Clearly, choice C is not the answer. It's not obvious though, in which direction we should eliminate. We have to think about this. As P goes up, this would make K smaller which makes L smaller which makes the leftover at the end smaller. Thus, if the leftover is too high, we need a larger value of P.
We can eliminate A, B and C and we can try either D or E. We will try E here. Let P be 70%. If 70% goes to taxes and fixed expenses, then 30% Is left as K. So, 30% of 5,000 is 1,500. Half of it goes to groceries.
So L, what's left after groceries? That's 750. We take a third of 750, that's 250. We take two-fifths of 750, that's 300. And if we subtract 750-250-300, we get 200 and that is the value that we need.
This is the answer. So we see that the answer here has to be E, 70. In summary, if all the answers to an algebraic or word problem are numerical, One possible solution method is backsolving. So we start with the number of middle value, the median of the five answer choices.
Often, this is gonna be answer choice C if they're listed in increasing or decreasing order. But even if they're not, you always start with the middle value. And then we note the one we start with is too big or too small, then you can use this information to eliminate other choices. You should be able to eliminate three answer choices after your first backsolving.

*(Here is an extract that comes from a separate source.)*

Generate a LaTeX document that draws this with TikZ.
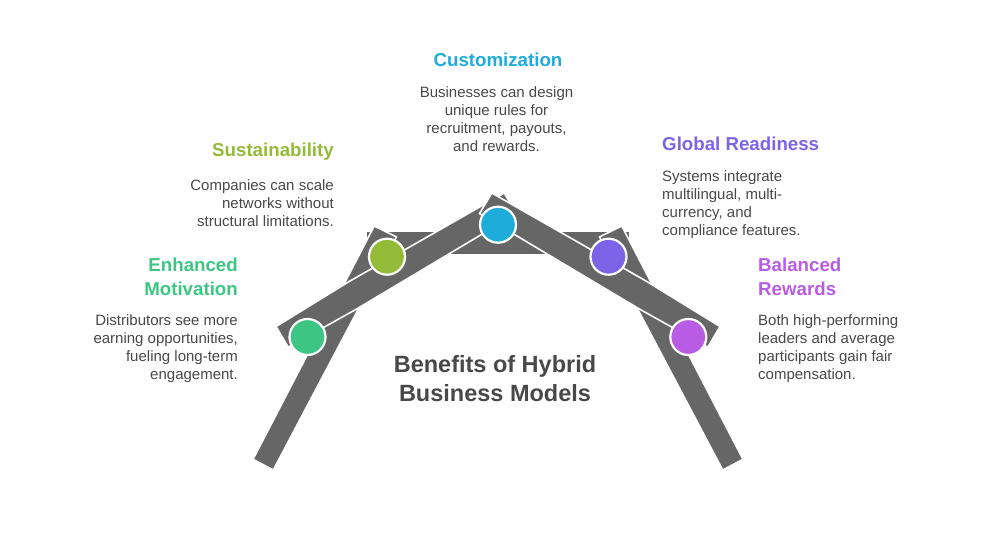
\documentclass[tikz,border=0pt]{standalone}
\usepackage{fontspec}
\setmainfont{Liberation Sans}
\definecolor{cbar}{HTML}{666666}
\definecolor{ctext}{HTML}{484848}
\definecolor{cgreen}{HTML}{3CC583}
\definecolor{colive}{HTML}{93BB38}
\definecolor{cblue}{HTML}{1EACDB}
\definecolor{cpurple}{HTML}{7D63E8}
\definecolor{cmagenta}{HTML}{B75CE3}
\tikzset{
  barshape/.style={fill=cbar,draw=white,line width=1.6pt,line join=miter},
  dot/.style={circle,draw=white,line width=2.2pt,minimum size=36pt,inner sep=0pt,outer sep=0pt},
  head/.style={font=\fontsize{18.7}{24}\selectfont\bfseries,inner sep=0pt},
  body/.style={font=\fontsize{15}{18}\selectfont,text=ctext,inner sep=0pt},
  title/.style={font=\fontsize{23.5}{29}\selectfont\bfseries,text=ctext,inner sep=0pt,align=center}
}
\begin{document}
\begin{tikzpicture}[x=1pt,y=-1pt]
\useasboundingbox (0,0) rectangle (996,552);
% cross bar
\fill[cbar] (367,232) rectangle (629,254);
% steep bars
\draw[barshape] (253,459.3) -- (374.2,226) -- (396.5,236.9) -- (273.3,470) -- cycle;
\draw[barshape] (743,459.3) -- (621.8,226) -- (599.5,236.9) -- (722.7,470) -- cycle;
% long bars
\draw[barshape] (276,326.5) -- (350,281) -- (504.2,193) -- (516.5,213.6) -- (357,308.8) -- (288.2,347.2) -- cycle;
\draw[barshape] (720,326.5) -- (646,281) -- (491.8,193) -- (479.5,213.6) -- (639,308.8) -- (707.8,347.2) -- cycle;
% dots
\node[dot,fill=cgreen] (d1) at (307.5,337) {};
\node[dot,fill=colive] (d2) at (387,256.7) {};
\node[dot,fill=cblue] (d3) at (498,224.7) {};
\node[dot,fill=cpurple] (d4) at (608.5,256.7) {};
\node[dot,fill=cmagenta] (d5) at (688.3,337) {};
% centre title
\node[title] (t) at (495,378.5) {Benefits of Hybrid\\Business Models};
% texts
\node[head,text=cblue,align=center] (h3) at (498,59.5) {Customization};
\node[body,align=center,anchor=north] (b3) at (496.5,86.5) {Businesses can design\\unique rules for\\recruitment, payouts,\\and rewards.};
\node[head,text=colive,align=right,anchor=east] (h2) at (334,151.5) {Sustainability};
\node[body,align=right,anchor=north east] (b2) at (334,179.5) {Companies can scale\\networks without\\structural limitations.};
\node[head,text=cgreen,align=right,anchor=north east] (h1) at (238,257.5) {Enhanced\\Motivation};
\node[body,align=right,anchor=north east] (b1) at (238,314.5) {Distributors see more\\earning opportunities,\\fueling long-term\\engagement.};
\node[head,text=cpurple,align=left,anchor=west] (h4) at (662,144) {Global Readiness};
\node[body,align=left,anchor=north west] (b4) at (662,170.5) {Systems integrate\\multilingual, multi-\\currency, and\\compliance features.};
\node[head,text=cmagenta,align=left,anchor=north west] (h5) at (758,257.5) {Balanced\\Rewards};
\node[body,align=left,anchor=north west] (b5) at (758,314.5) {Both high-performing\\leaders and average\\participants gain fair\\compensation.};
\end{tikzpicture}
\end{document}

Sometimes we have to be careful in thinking about this, because making one thing bigger could make another thing smaller. We have to be very careful that we're eliminating in the right direction. And finally, I will reiterate, of course, as with all mental math. If this is the first time you're learning about backsolving, it's gonna seem unfamiliar.
It's gonna seem strange. It's gonna take you time to recognize it and do it. The more you practice it, the more efficient you will become at it. And when you become very efficient at it, you will find that in some cases, it's much more efficient than algebra.